In today’s blog, we will be diving into yet another topic from the SQL Server Indexes, Clustered Index Seek (Range Scan).
Seek and Scan are the most used terminologies when it comes to data access methods by SQL Server. And also, there is a never-ending misconception around which method is better over another. Well, it all depends. Depends on the query. SQL Server will choose the method best for the given query.
Before we start, a quick note on the index internals.
When an index is created, SQL Server internally builds a B-tree structure. There is a root node, followed by some intermediate level nodes and finally a leaf node. When SQL Server is scanning a clustered index, it is scanning all pages at the leaf level node leading to maximum I/O. Seek on the other hand looks for a particular set of data and traverses the B-Tree structure, moving from the root page to the leaf level.
It is important to remember that while dealing with indexes involving seek & scan, the number of pages involved is a critical factor. In this blog, we will look into an instance when Clustered Index Seek can be misleading. This is where ‘Range Scan’ comes into play.
We are using AdventureWorks database for the purposes of this demo. And then enable the STATISTICS IO and Actual Execution Plan before running a SELECT statement that reads all the data from the DatabaseLog table.
USE AdventureWorks GO SET STATISTICS IO ON -- Enable Actual Execution Plan SELECT * FROM dbo.Databaselog
The execution plan shows a Table Scan, since this table is a heap (no clustered index on the table). So, the data pages are not guaranteed to be in order. It is important to note that clustered index scan and table scan essentially mean the same thing.
Next, let’s read the data from a table that has clustered index
SELECT * FROM Person.Person
The Execution Plan confirms that a Clustered Index Scan is taking place.

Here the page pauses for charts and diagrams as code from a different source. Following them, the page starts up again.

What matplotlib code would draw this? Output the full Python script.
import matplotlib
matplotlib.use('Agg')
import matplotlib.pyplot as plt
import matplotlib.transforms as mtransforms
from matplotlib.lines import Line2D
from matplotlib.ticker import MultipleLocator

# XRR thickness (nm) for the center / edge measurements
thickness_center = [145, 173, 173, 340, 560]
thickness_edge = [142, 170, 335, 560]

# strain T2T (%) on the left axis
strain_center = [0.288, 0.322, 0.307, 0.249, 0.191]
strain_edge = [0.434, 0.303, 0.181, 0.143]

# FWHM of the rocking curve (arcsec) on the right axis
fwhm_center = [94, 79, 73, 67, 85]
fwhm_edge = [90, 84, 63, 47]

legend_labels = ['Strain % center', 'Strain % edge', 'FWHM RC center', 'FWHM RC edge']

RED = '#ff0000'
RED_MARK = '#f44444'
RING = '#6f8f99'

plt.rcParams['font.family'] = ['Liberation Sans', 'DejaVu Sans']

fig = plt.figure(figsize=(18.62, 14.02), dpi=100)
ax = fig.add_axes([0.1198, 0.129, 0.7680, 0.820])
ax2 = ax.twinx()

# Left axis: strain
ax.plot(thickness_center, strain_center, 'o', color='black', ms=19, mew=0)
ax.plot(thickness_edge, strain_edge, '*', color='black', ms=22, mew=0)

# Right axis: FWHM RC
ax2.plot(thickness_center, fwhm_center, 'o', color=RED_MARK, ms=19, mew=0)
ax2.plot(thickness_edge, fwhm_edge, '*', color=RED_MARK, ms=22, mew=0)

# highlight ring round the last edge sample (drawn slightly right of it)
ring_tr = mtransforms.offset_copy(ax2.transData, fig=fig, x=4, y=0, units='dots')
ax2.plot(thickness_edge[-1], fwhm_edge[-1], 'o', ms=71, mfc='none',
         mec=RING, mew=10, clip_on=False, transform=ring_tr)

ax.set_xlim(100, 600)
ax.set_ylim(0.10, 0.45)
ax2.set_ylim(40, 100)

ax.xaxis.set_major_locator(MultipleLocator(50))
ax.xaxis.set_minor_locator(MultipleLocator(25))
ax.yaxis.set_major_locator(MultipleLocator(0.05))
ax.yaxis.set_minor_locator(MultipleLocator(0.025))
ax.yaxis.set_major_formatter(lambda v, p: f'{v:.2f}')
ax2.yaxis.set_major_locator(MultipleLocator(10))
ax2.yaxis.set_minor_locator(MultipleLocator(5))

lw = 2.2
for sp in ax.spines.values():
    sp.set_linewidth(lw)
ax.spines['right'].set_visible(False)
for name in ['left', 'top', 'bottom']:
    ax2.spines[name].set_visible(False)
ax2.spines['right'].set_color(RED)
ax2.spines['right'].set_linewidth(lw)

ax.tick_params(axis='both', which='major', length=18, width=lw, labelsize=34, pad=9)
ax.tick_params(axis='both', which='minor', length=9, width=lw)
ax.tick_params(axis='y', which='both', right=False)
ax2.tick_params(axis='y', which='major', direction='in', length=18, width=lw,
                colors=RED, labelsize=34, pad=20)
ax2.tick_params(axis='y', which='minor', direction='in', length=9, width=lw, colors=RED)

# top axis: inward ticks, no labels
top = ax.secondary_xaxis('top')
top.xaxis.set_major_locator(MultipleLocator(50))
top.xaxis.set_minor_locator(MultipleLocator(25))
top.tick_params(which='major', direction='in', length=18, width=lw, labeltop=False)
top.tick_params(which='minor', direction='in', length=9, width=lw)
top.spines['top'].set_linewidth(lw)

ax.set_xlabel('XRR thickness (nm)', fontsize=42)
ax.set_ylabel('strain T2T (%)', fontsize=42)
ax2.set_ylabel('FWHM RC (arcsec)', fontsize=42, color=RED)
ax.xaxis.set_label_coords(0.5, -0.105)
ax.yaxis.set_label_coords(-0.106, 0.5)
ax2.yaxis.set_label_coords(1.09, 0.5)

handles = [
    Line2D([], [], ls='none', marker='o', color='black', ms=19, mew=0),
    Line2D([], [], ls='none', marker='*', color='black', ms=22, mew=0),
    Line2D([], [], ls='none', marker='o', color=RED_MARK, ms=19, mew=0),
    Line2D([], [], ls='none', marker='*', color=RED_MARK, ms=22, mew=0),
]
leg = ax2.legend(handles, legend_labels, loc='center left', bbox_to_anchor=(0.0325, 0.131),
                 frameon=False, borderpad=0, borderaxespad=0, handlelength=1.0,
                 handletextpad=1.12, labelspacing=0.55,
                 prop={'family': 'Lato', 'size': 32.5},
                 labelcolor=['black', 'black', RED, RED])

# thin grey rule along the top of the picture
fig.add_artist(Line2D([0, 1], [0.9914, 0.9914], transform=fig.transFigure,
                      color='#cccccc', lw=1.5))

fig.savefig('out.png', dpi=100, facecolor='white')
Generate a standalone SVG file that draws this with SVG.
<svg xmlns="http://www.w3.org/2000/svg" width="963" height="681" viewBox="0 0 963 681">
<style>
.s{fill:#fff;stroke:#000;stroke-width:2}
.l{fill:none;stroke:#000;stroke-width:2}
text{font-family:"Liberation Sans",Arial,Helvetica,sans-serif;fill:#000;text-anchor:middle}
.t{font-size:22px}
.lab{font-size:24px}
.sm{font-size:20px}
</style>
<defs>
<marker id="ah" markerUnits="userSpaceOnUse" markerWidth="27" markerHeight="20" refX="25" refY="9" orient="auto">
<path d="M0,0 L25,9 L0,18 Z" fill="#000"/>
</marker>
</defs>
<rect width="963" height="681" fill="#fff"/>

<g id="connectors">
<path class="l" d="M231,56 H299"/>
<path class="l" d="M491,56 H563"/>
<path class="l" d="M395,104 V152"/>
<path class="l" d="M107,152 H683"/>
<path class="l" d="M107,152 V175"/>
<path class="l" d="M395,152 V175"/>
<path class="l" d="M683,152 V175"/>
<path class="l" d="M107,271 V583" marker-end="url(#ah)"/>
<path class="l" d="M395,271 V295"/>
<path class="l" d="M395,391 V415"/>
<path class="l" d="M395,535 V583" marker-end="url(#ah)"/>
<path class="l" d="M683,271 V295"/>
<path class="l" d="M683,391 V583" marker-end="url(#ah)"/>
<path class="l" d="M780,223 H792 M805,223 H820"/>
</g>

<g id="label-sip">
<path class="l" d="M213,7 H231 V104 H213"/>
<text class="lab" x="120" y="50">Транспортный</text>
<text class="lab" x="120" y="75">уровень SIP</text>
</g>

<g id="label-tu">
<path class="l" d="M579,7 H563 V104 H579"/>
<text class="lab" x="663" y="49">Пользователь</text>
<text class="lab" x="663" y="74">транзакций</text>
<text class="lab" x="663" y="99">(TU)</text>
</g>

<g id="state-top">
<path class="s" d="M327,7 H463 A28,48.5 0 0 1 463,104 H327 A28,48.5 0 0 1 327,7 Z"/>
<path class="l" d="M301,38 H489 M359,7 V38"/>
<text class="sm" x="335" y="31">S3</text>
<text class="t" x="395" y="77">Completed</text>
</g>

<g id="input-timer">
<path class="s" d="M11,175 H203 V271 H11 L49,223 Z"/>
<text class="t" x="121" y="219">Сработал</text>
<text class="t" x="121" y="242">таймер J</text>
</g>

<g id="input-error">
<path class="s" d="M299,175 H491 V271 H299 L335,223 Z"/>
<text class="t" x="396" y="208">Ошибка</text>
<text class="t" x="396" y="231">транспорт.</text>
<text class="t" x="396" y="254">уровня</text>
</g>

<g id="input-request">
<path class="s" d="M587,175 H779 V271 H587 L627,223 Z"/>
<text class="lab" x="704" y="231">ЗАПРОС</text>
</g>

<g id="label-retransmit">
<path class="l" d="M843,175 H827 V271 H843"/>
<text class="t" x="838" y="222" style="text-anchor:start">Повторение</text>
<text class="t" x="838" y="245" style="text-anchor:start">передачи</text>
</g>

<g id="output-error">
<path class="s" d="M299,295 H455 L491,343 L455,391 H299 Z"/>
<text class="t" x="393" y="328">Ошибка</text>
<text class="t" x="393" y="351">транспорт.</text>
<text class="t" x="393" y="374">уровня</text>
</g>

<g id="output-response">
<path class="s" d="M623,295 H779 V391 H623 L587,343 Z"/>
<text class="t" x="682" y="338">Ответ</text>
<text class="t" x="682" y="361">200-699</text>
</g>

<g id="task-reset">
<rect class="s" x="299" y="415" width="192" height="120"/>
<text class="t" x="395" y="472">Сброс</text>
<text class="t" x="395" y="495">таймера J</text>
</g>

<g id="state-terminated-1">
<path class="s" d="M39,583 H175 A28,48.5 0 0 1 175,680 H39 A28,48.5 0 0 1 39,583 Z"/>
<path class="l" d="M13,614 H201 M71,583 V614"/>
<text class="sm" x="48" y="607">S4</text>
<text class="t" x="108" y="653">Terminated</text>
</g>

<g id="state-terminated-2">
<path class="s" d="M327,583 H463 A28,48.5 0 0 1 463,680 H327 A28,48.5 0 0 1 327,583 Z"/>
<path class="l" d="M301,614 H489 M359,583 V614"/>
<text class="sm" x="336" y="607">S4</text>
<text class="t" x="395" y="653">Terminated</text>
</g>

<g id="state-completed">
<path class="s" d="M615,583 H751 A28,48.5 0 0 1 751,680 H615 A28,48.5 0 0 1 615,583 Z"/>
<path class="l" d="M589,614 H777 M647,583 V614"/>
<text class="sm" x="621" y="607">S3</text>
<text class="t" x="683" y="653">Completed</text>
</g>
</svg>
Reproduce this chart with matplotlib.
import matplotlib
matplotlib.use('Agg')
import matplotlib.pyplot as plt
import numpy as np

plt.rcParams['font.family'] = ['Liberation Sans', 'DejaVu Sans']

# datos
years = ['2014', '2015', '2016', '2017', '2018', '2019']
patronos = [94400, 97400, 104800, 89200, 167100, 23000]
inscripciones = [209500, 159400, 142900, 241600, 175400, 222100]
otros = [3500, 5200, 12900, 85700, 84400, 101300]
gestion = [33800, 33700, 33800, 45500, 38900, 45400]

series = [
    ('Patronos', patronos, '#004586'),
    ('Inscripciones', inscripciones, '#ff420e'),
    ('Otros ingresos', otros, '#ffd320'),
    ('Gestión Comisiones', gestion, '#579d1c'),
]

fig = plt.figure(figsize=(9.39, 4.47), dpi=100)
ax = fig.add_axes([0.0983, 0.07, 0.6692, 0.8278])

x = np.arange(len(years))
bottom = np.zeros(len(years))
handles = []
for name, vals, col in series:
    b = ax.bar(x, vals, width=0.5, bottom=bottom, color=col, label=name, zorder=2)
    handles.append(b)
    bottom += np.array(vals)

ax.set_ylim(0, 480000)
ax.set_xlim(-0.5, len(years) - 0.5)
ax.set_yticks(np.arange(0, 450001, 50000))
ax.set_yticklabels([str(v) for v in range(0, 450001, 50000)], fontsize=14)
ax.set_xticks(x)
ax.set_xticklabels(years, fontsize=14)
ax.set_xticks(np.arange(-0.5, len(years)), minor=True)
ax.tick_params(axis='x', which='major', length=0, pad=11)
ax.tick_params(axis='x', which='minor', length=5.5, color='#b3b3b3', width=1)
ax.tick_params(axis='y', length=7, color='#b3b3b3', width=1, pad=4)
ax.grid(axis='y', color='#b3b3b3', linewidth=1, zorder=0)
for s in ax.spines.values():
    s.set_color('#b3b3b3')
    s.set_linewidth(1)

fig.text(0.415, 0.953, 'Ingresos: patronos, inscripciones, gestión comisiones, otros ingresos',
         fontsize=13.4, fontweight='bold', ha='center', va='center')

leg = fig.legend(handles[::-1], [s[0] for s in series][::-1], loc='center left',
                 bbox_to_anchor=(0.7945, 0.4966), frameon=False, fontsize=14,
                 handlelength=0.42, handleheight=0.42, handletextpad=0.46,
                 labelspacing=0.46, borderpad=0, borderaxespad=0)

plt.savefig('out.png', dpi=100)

The Messages tab displays a total of 572 logical reads. This value is crucial for performance evaluation.
Next, a ‘seek’ operation is performed on this clustered index when we run the previous SELECT query with a WHERE predicate which returns all entries with a ContactID value of 1.
SELECT * FROM Person.Person WHERE ContactID = 1
The execution plan confirms that a Clustered Index Seek operation is taking place.
In the Messages tab, the value for logical reads is only 2, stating that only two pages were touched, the root page and the respective leaf level page where the ContactID 1 resides.
In case of a predicate containing a relational operator such as ‘greater than’ or ‘less than’, clustered index seek can prove to be misleading.
Let’s do a minor change to the predicate like below.
SELECT * FROM Person.Person WHERE ContactID > 1
Most of you would expect a scan to take place since the predicate has a ‘greater than’ operator, but the execution plan shows a Clustered Index Seek.
In the Messages tab, the number of logical reads shows 572, proving that the scan was performed nonetheless. It is not about which is the better of the two, but instead, comes down to the amount of I/O taking place in the background.
This background process can be termed as Range Scan. There is a Clustered Index on ContactID which is a part of the predicate that is locating the record having an ID of 1. Because the data is sorted in the order of ContactID column, SQL Server seeks to value 1 and from there on, proceed to scan the rest of the data and hence termed Range Scan.
Unfortunately, the iterator in our case is not very intuitive and hence does not inform us about the Range Scan that is taking place in the background.